As we’ve seen for the past three years, vast swaths of the nation’s judiciary are in opposition to the rule of law. In the federal courts, we are seeing judges interject themselves into mundane and banal executive branch actions simply to obstruct the ability of the Trump administration to govern because those judges oppose the policy decisions by the administration. These decisions are routinely overturned on appeal but the net effect is depriving the administration of months or years of potential actions. At the state level, we’re seeing state judges in lockstep with progressive state governments in trying to hamstring the ability of federal agencies to perform their duties. The chief target is Immigration and Customs Enforcement (ICE) which has the responsibility for enforcing immigration laws within the interior of the United States.
ICE has discovered…despite propaganda asserting that illegals are more law-abiding than any other demographic group…that the best place to round up illegals is at courthouses. Routinely, agents scan the docket, identify illegals, and have agents in the courtroom ready to take them into custody when their legal affairs are concluded. This has led the chief justice of California’s Supreme Court, Tani Cantil-Sakauye, to write a letter to the Attorney General and the head of DHS demanding that courtrooms be considered some kind of sacred space for illegals. And it isn’t just in California.
Last year, a Massachusetts judge, Shelley Richmond Joseph, connived with one of her staff, a guy named Wesley MacGregor, to slip an illegal out of the courthouse via the judge’s private entrance because she knew that ICE agents were waiting to pick up the defendant once his case was adjudicated. At that point, the Department of Justice decided it was tired of playing silly games, so she was indicted on felony charges and is currently awaiting trial.
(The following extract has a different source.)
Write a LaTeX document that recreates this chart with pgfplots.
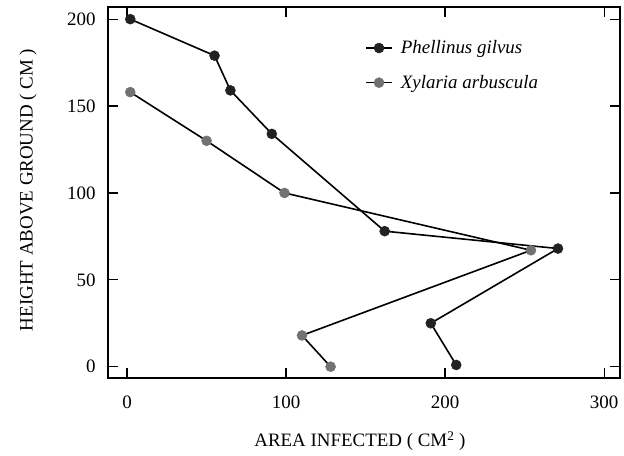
\documentclass[border=0pt]{standalone}
\usepackage{fontspec}
\setmainfont{Liberation Serif}
\usepackage{pgfplots}
\pgfplotsset{compat=1.18}
\definecolor{darkmark}{HTML}{222222}
\definecolor{graymark}{HTML}{727272}
\begin{document}
\begin{tikzpicture}
\begin{axis}[
  at={(0,0)}, anchor=south west,
  scale only axis, width=512bp, height=371bp,
  xmin=-12, xmax=310, ymin=-6.5, ymax=207,
  xtick={0,100,200,300}, ytick={0,50,100,150,200},
  xticklabels={0,100,200,300}, yticklabels={0,50,100,150,200},
  tick align=inside, major tick length=10bp,
  every tick/.style={black, line width=1.2bp},
  axis line style={line width=2.5bp},
  /pgf/number format/assume math mode=true,
  every tick label/.append style={font=\fontsize{19}{22}\selectfont},
  xticklabel style={anchor=center, yshift=-24bp},
  yticklabel style={anchor=east, xshift=-9bp},
  xlabel={AREA INFECTED ( CM\textsuperscript{2} )},
  ylabel={HEIGHT ABOVE GROUND ( CM )},
  xlabel style={at={(axis description cs:0.492,-0.170)}, anchor=center, font=\fontsize{19}{22}\selectfont},
  ylabel style={at={(axis description cs:-0.156,0.507)}, anchor=center, font=\fontsize{19}{22}\selectfont},
  legend style={draw=none, fill=none, at={(rel axis cs:0.502,0.915)}, anchor=north west,
    font=\fontsize{19}{22}\selectfont, row sep=16bp, column sep=6bp, inner sep=0pt},
  legend cell align=left,
  legend image code/.code={\draw[mark repeat=2,mark phase=2,#1] plot coordinates {(0bp,0bp) (13bp,0bp) (26bp,0bp)};},
]
\addplot[black, line width=1.6bp, mark=*, mark size=5bp, mark options={fill=darkmark, draw=darkmark, line width=0.5bp}]
  coordinates {(2,200) (55,179) (65,159) (91,134) (162,78) (271,68) (191,25) (207,1)};
\addlegendentry{\textit{Phellinus gilvus}}
\addplot[black, line width=1.6bp, mark=*, mark size=5bp, mark options={fill=graymark, draw=graymark, line width=0.5bp}]
  coordinates {(2,158) (50,130) (99,100) (254,67) (110,18) (128,0)};
\addlegendentry{\textit{Xylaria arbuscula}}
\end{axis}
\path[use as bounding box] (-108bp,-78bp) rectangle (516bp,378bp);
\end{tikzpicture}
\end{document}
Now the war has escalated.
Oregon’s Supreme Court Chief Justice Martha Walters issued an order last week that effectively bars ICE from arresting illegals in courthouses.
The new rule requires U.S. Immigration and Customs Enforcement officers to have a signed judicial warrant if they plan to enter a courthouse to make an arrest. In the past, ICE agents have used administrative warrants that are signed by other ICE officers, rather than a neutral third party, like a judge.
The new rule follows a petition that was sent to the court by immigrants’ rights groups in December 2018. They have argued, among other things, that immigration arrests around and near courthouses puts a chilling effect on those seeking access to the justice system.
“Adopting this rule protects the integrity of the state judicial process and will allow state courts to fully hold accountable people accused of a crime,” Walters said in a release. “Arrests in courthouses have interfered with judicial proceedings and removed criminal defendants before they have been sentenced or completed their sentences. We are adopting this rule to maintain the integrity of our courts and provide access to justice — not to advance or oppose any political or policy agenda.”
The rule also bans civil immigration arrests in courthouses, their parking lots, sidewalks and entryways, unless a judge has signed an arrest warrant.
That put Oregon in the august company of New York and New Jersey in prioritizing the ability of illegals to avoid deportation over the rule of law and the safety of Americans.
This time, the Justice Department issued a statement that essentially said, “bring it.”
ICE ERO officers have been provided broad at-large arrest authority by Congress and may lawfully arrest removable aliens in courthouses, which is often necessitated by local policies that prevent law enforcement from cooperating with ICE efforts to arrange for a safe and orderly transfer of custody in the setting of a state or county prison or jail and put political rhetoric before public safety.
It is ironic that elected officials want to see policies in place to keep ICE out of courthouses, while caring little for laws enacted by Congress to keep criminal aliens out of our country.
Despite attempts to prevent ICE officers from doing their jobs, ICE will continue to carry out its mission to uphold public safety and enforce immigration law, and consider carefully whether to refer those who obstruct our lawful enforcement efforts for criminal prosecution.
What happens next? If ICE adheres to their statement, and aren’t just blowing smoke, the order is worthless. A state court judge, supreme or otherwise, simply cannot enjoin federal agents from enforcing federal law. The big question is whether Department of Justice is serious or just talking smack.